Pak Petra masih menundukkan kepala. Tangannya masih terkatup. Dadanya sesak.

Matanya basah. Memikirkan sakit rekan seperjalanan hidupnya.

Dengan segala kesesakan di dada, dia bertanya kepada Tuhan: “Ya Tuhan, kurangku iki opo?” (Ya Tuhan, kurangku ini apa?)

Diulanginya kalimat di atas dengan isakan, “ Kurangku iki apa Tuhan?”

Saat itu suasana hening. Hening sekali. Pak Petra masih menunduk.

Masih memejamkan mata. Tiba-tiba beberapa saat kemudian, dia mendengar suara.

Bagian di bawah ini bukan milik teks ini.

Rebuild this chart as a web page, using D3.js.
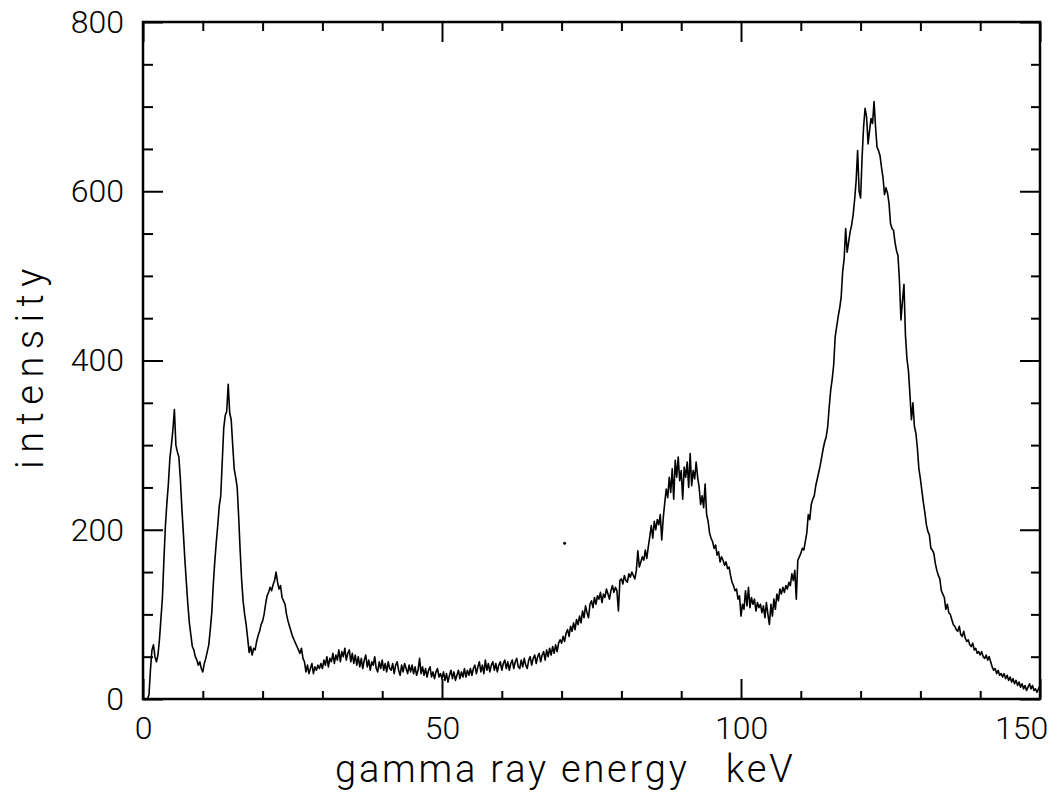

“Petra, kurang-Ku iki opo? “

Terulang lagi, “Petra, kurang-Ku iki opo karo kowe?” (Petra kurang-Ku  apa kepadamu?)

Petra langsung tersungkur dan tersedu-sedu. Ketika dia diperlihatkan, bagaimana Yesus tersalib dengan berdarah-darah demi dia. Bagaimana Yesus berkorban dan menyelamatkan dia. Petra menangis.

Dia berkata dalam doanya, “Ampuni aku Tuhan… ampuni hamba-Mu yang tak tahu diri ini!”

Kemudian tenang. Hening kembali. Hati Petra teduh. Dia menutup jendela. Lewat tengah malam itu.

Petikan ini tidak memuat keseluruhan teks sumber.